The Metropolitan Police in London arrested 522 people on Saturday for supporting Palestine Action, a group recently banned by the UK government under the Terrorism Act 2000. The arrests, thought to be one of the highest ever recorded at a single protest in the British capital, took place at Parliament Square and nearby Russell Square, where thousands rallied against Israel’s war in Gaza.
The Metropolitan Police updated its previous arrest tally of 466, stating that all but one of the 522 arrests occurred at Parliament Square for displaying placards backing Palestine Action.
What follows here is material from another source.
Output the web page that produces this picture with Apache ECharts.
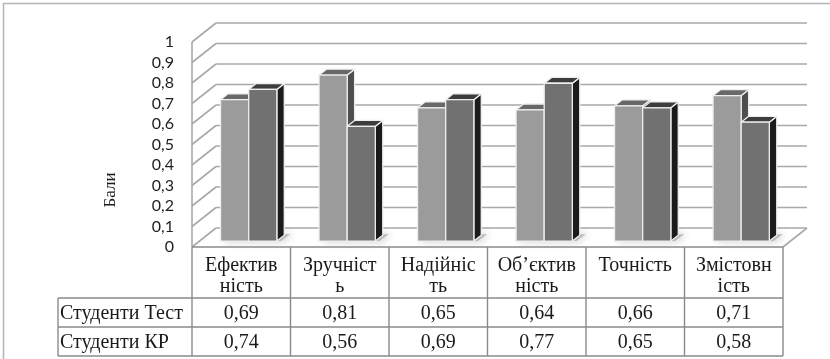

The police also made 10 further arrests on Saturday, including six for assaults on officers, though none were seriously injured.
Home Secretary Yvette Cooper defended the government’s decision to ban Palestine Action, insisting that “UK national security and public safety must always be our top priority”. She added that “the assessments are very clear – this is not a non-violent organisation”. However, critics argue that the ban infringes on freedom of speech and the right to protest.
Critics, including the United Nations and groups like Amnesty International and Greenpeace, have condemned the government’s proscription as legal overreach and a threat to free speech. Areeba Hamid, co-executive director of Greenpeace UK, said on Saturday that “if this was happening in another country, the UK government would be voicing grave concerns about freedom of speech and human rights”. She added that the government had “now sunk low enough to turn the Met into thought police, direct action into terrorism”.

The protests were the latest in a series of rallies denouncing the British government’s ban of Palestine Action. The group took responsibility for a break-in at an air force base in southern England that caused an estimated 7 million pounds ($9.4m) of damage to two aircraft. Palestine Action said its activists were responding to the UK’s indirect military support for Israel amid the war in Gaza.
Huda Ammori, cofounder of Palestine Action, said ahead of Saturday’s protests that they would “go down in our country’s history as a momentous act of collective defiance of an unprecedented attack on our fundamental freedoms”. The force said the average age of those arrested on Saturday was 54, with six teenagers, 97 aged in their 70s, and 15 octogenarians. A roughly equal number of men and women were detained.
Police announced this week that the first three people had been charged in the English and Welsh criminal justice system with supporting Palestine Action following their arrests at a July 5 demonstration. The Met revealed a further 26 case files following other arrests on that day are due to be submitted to prosecutors “imminently” and that more would follow related to later protests.

Meanwhile, demonstrators calling for the release of Israeli captives held in Gaza marched in central London on Sunday. The protesters, who planned to march to Prime Minister Keir Starmer’s residence in Downing Street for a rally, include Noga Guttman, a cousin of 24-year-old captive Evyatar David.
The video showed an emaciated David saying he was digging his own grave inside a tunnel in Gaza. “We are united in one clear and urgent demand: the immediate and unconditional release of all hostages,” Stop the Hate, a coalition of groups organising the march, said in a statement. “Regardless of our diverse political views, this is not a political issue – it is a human one”.